Begin Supplied material

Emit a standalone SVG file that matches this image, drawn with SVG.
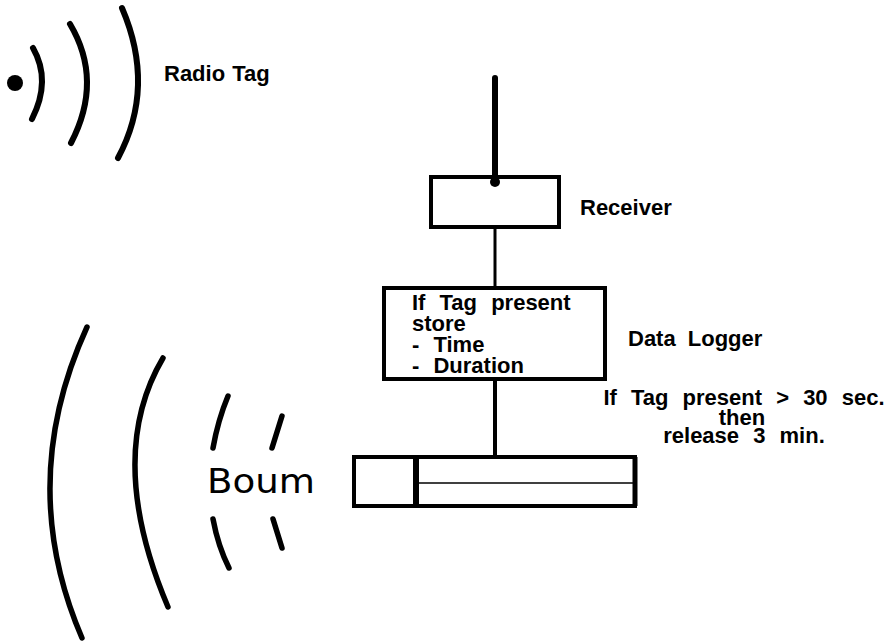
<svg xmlns="http://www.w3.org/2000/svg" width="893" height="642" viewBox="0 0 893 642">
<style>
.lbl{font-family:"Liberation Sans",Arial,sans-serif;font-weight:bold;font-size:22px;fill:#000}
.wave{fill:none;stroke:#000;stroke-linecap:round}
.box{fill:#fff;stroke:#000;stroke-width:4}
.conn{stroke:#000;fill:none}
</style>
<rect width="893" height="642" fill="#fff"/>
<g id="radio-tag">
<circle cx="15" cy="83" r="8" fill="#000"/>
<path class="wave" stroke-width="6" d="M33,48 Q51.5,80.5 32,119"/>
<path class="wave" stroke-width="6" d="M70,24 Q103.5,80.5 71,143"/>
<path class="wave" stroke-width="6" d="M122,8 Q156,87 118,158"/>
<text class="lbl" x="164" y="81" style="word-spacing:1px">Radio Tag</text>
</g>
<g id="connectors">
<line class="conn" x1="495" y1="78" x2="495" y2="181" stroke-width="6" stroke-linecap="round"/>
<circle cx="495" cy="182" r="5" fill="#000"/>
<line class="conn" x1="495" y1="227" x2="495" y2="288" stroke-width="3"/>
<line class="conn" x1="495" y1="379" x2="495" y2="457" stroke-width="4"/>
</g>
<g id="receiver">
<rect class="box" x="431" y="177" width="128" height="50" fill="none" style="fill:none"/>
<text class="lbl" x="580" y="215">Receiver</text>
</g>
<g id="data-logger">
<rect class="box" x="384" y="288" width="221" height="91"/>
<text class="lbl" style="word-spacing:8px"><tspan x="412" y="310">If Tag present</tspan><tspan x="412" y="331">store</tspan><tspan x="412" y="352">- Time</tspan><tspan x="412" y="373">- Duration</tspan></text>
<text class="lbl" x="628" y="346" style="word-spacing:6px">Data Logger</text>
</g>
<g id="condition">
<text class="lbl" text-anchor="middle" style="word-spacing:8px"><tspan x="744" y="405">If Tag present &gt; 30 sec.</tspan><tspan x="742" y="425">then</tspan><tspan x="744" y="443">release 3 min.</tspan></text>
</g>
<g id="release">
<rect class="box" x="354" y="457" width="281" height="49" style="stroke-width:4"/>
<line x1="416" y1="457" x2="416" y2="506" stroke="#000" stroke-width="6"/>
<line x1="416" y1="483" x2="637" y2="483" stroke="#000" stroke-width="1.5"/>
<line x1="635" y1="457" x2="635" y2="506" stroke="#000" stroke-width="5"/>
</g>
<g id="boum">
<path class="wave" stroke-width="5.5" d="M87,327 Q15.5,483.5 82,638"/>
<path class="wave" stroke-width="5.5" d="M163,358 Q104.5,457 168,607"/>
<path class="wave" stroke-width="5.5" d="M228,396 Q218,420 213,448"/>
<path class="wave" stroke-width="5.5" d="M282,416 L272,448"/>
<path class="wave" stroke-width="5.5" d="M213,519 Q218,546 229,568"/>
<path class="wave" stroke-width="5.5" d="M273,519 L282,548"/>
<text x="207" y="493" font-family="DejaVu Sans, sans-serif" font-size="33" textLength="108" lengthAdjust="spacingAndGlyphs" fill="#000">Boum</text>
</g>
</svg>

End Supplied material

* _Goal of the exercise_
Copy every line of the data word for word, omitting the images.

* _Task solution_
Emit a standalone SVG file that matches this image, drawn with SVG.
<svg xmlns="http://www.w3.org/2000/svg" width="893" height="642" viewBox="0 0 893 642">
<style>
.lbl{font-family:"Liberation Sans",Arial,sans-serif;font-weight:bold;font-size:22px;fill:#000}
.wave{fill:none;stroke:#000;stroke-linecap:round}
.box{fill:#fff;stroke:#000;stroke-width:4}
.conn{stroke:#000;fill:none}
</style>
<rect width="893" height="642" fill="#fff"/>
<g id="radio-tag">
<circle cx="15" cy="83" r="8" fill="#000"/>
<path class="wave" stroke-width="6" d="M33,48 Q51.5,80.5 32,119"/>
<path class="wave" stroke-width="6" d="M70,24 Q103.5,80.5 71,143"/>
<path class="wave" stroke-width="6" d="M122,8 Q156,87 118,158"/>
<text class="lbl" x="164" y="81" style="word-spacing:1px">Radio Tag</text>
</g>
<g id="connectors">
<line class="conn" x1="495" y1="78" x2="495" y2="181" stroke-width="6" stroke-linecap="round"/>
<circle cx="495" cy="182" r="5" fill="#000"/>
<line class="conn" x1="495" y1="227" x2="495" y2="288" stroke-width="3"/>
<line class="conn" x1="495" y1="379" x2="495" y2="457" stroke-width="4"/>
</g>
<g id="receiver">
<rect class="box" x="431" y="177" width="128" height="50" fill="none" style="fill:none"/>
<text class="lbl" x="580" y="215">Receiver</text>
</g>
<g id="data-logger">
<rect class="box" x="384" y="288" width="221" height="91"/>
<text class="lbl" style="word-spacing:8px"><tspan x="412" y="310">If Tag present</tspan><tspan x="412" y="331">store</tspan><tspan x="412" y="352">- Time</tspan><tspan x="412" y="373">- Duration</tspan></text>
<text class="lbl" x="628" y="346" style="word-spacing:6px">Data Logger</text>
</g>
<g id="condition">
<text class="lbl" text-anchor="middle" style="word-spacing:8px"><tspan x="744" y="405">If Tag present &gt; 30 sec.</tspan><tspan x="742" y="425">then</tspan><tspan x="744" y="443">release 3 min.</tspan></text>
</g>
<g id="release">
<rect class="box" x="354" y="457" width="281" height="49" style="stroke-width:4"/>
<line x1="416" y1="457" x2="416" y2="506" stroke="#000" stroke-width="6"/>
<line x1="416" y1="483" x2="637" y2="483" stroke="#000" stroke-width="1.5"/>
<line x1="635" y1="457" x2="635" y2="506" stroke="#000" stroke-width="5"/>
</g>
<g id="boum">
<path class="wave" stroke-width="5.5" d="M87,327 Q15.5,483.5 82,638"/>
<path class="wave" stroke-width="5.5" d="M163,358 Q104.5,457 168,607"/>
<path class="wave" stroke-width="5.5" d="M228,396 Q218,420 213,448"/>
<path class="wave" stroke-width="5.5" d="M282,416 L272,448"/>
<path class="wave" stroke-width="5.5" d="M213,519 Q218,546 229,568"/>
<path class="wave" stroke-width="5.5" d="M273,519 L282,548"/>
<text x="207" y="493" font-family="DejaVu Sans, sans-serif" font-size="33" textLength="108" lengthAdjust="spacingAndGlyphs" fill="#000">Boum</text>
</g>
</svg>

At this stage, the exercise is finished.